Eu fui descoberto numa sexta-feira, poderia ter dia pior? Estava na minha segunda viagem do meu pequeno expediente, quando fui chamado por uma Márcia. Cheguei até o local da chamada que me pareceu familiar. No instante em que o quebra-cabeça da armadilha em que eu estava me metendo se montava na minha mente, a melhor amiga da minha esposa entrou no carro. Tentei ridiculamente não olhar para ela, mas nós havíamos jantados juntos umas três semanas antes e nossos encontros eram frequentes, não havia como ela não me reconhecer e acho que não demorou mais de 15 segundos.

Ela demonstrou surpresa com minha presença, já que não sabia que eu continuava dirigindo para o Uber. Ela mesmo só havia aderido ao aplicativo graças a propaganda que eu fiz dos supostos dois dias que dirigi. O trajeto até a concessionária em que ela pegaria seu carro que fazia revisão foi percorrido com enorme desconforto. Assim que a deixei, corri para casa. Minha mulher já me esperava, com o demônio nos olhos porque é claro que a amiga já havia falado para ela sobre o nosso encontro. Tivemos uma discussão, ou não sei se foi discussão porque eu não tinha o que falar, apenas escutá-la. Tentei dizer que havia feito isso apenas naquele dia, mas eu nunca soube mentir e no final, chorando, confessei que já fazia uns quatro meses que eu dirigia diariamente para o Uber ao final do expediente. Pode acreditar, eu chorei, igual uma criança com vergonha.

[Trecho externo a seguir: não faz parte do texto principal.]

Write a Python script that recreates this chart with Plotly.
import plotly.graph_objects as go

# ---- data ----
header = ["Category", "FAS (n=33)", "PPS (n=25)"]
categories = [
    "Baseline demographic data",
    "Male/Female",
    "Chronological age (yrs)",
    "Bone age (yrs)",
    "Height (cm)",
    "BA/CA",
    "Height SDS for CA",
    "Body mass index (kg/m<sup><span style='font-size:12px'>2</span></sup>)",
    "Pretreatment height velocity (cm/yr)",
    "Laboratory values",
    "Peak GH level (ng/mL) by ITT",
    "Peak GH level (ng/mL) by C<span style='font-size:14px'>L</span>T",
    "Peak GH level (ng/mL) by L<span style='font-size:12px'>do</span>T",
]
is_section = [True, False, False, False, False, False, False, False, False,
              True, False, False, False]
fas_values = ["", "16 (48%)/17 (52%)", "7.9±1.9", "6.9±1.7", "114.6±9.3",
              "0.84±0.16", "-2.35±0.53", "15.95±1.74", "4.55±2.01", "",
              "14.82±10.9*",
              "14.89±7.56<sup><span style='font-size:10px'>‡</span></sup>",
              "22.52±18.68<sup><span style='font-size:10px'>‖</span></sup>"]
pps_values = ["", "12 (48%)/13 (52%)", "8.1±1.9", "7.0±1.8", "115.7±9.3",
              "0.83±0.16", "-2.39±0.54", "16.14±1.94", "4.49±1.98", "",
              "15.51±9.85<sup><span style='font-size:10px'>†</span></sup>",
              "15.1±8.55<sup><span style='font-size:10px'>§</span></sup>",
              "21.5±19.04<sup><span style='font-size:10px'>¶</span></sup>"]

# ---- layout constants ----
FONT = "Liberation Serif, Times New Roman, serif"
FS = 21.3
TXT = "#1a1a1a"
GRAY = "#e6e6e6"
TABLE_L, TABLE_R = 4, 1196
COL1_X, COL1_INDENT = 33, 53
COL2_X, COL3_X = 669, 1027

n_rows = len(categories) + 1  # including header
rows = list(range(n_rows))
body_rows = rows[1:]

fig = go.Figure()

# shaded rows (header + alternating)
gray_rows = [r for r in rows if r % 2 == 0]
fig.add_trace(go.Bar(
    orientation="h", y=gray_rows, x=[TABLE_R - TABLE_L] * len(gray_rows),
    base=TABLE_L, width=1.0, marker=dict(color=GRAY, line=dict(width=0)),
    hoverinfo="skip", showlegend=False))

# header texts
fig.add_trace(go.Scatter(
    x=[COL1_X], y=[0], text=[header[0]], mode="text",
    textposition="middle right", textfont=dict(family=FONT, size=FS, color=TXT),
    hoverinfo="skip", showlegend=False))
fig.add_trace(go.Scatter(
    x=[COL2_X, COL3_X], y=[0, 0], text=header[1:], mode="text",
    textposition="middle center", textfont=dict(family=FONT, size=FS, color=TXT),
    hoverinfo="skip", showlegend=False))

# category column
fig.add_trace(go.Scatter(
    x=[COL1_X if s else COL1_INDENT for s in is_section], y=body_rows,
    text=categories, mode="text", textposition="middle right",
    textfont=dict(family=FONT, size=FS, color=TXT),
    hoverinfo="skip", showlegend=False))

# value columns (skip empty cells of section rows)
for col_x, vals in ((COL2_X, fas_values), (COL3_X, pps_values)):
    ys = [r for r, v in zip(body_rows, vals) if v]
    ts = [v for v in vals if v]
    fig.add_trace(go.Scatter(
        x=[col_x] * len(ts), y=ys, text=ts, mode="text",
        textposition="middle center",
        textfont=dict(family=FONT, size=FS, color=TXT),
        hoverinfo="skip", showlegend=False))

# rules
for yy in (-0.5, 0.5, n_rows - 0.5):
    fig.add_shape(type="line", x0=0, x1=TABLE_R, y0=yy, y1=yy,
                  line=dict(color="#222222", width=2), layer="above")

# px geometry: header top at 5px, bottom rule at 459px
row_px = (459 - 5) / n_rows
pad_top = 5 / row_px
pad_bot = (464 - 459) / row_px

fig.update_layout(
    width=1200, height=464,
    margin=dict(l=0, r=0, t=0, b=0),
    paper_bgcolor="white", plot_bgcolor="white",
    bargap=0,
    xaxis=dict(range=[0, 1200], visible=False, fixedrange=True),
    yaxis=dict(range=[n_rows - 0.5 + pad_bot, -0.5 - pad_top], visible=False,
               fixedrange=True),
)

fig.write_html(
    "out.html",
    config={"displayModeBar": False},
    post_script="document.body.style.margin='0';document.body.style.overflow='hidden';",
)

Nos separamos. Era óbvio. Ela disse que o que pesou mais foi o sentimento de traição, o fato de eu não ter contado nada para ela, mas eu sei que essa era apenas uma desculpa mais aceitável para o fim. Se eu mantivesse um relacionamento extraconjugal com outra mulher certamente iríamos nos separar e não importaria nada se eu falasse para ela que todo dia ao fim do expediente iria para o motel com uma pessoa que conheci. Ok, a traição pesa, mas o ato em si já é um motivo suficiente, não querendo comparar relações sexuais fora do casamento com o Uber.

Foi difícil, não nego, imagino o quanto as crianças sofrem e o motivo do divórcio virou uma piada nos círculos familiares e entre os amigos. Não é ridículo? Não é também algo completamente abstrato, dizer que um casal se separou porque um deles resolveu se cadastrar em um aplicativo de motoristas? Quem acharia isso possível uns dez anos atrás, ou menos. Eu não acreditaria.

No entanto, o divórcio foi minha carta de alforria e pude me entregar ao que de fato mais me provocou prazer nos últimos anos. Uns meses depois de sair de casa, saí do emprego e passei a me dedicar inteiramente ao Uber. Trabalho em horários cansativos, mas sou dono de mim mesmo. Posso ir no cinema na sessão das três da tarde, quando a sala é quase que apenas minha e na saída de lá ainda pegar um cliente que vai pagar o valor do ingresso e da pipoca. Se não acordo bem, posso ficar em casa vendo uma receita ridícula da Ana Maria Braga e comendo sorvete direto do próprio pote. Ok, tenho o prejuízo de não ter carteira assinada e assegurados alguns direitos trabalhistas, mas quem ainda tem isso no Brasil? Rapaz, eu sou contador e de finanças eu continuo entendendo. Eu tenho meu plano de previdência privada e se eu fosse você faria o mesmo. Aliás, se quiser, eu ainda faço alguns trabalhos na área para garantir renda extra. Se precisar de alguém pra fazer declaração de Imposto de Renda eu faço, declaração completa, não sou como aqueles estelionatários que preenchem só o campo de rendimentos e te deixam na merda se daqui uns dois anos você comprar uma casa com o dinheiro da poupança que ele não declarou. Se tiver problemas e precisar retificar, eu também faço. Balancetes, enfim. Quando chego em casa, costumo a dedicar uma hora para a contabilidade. Pega o meu cartão.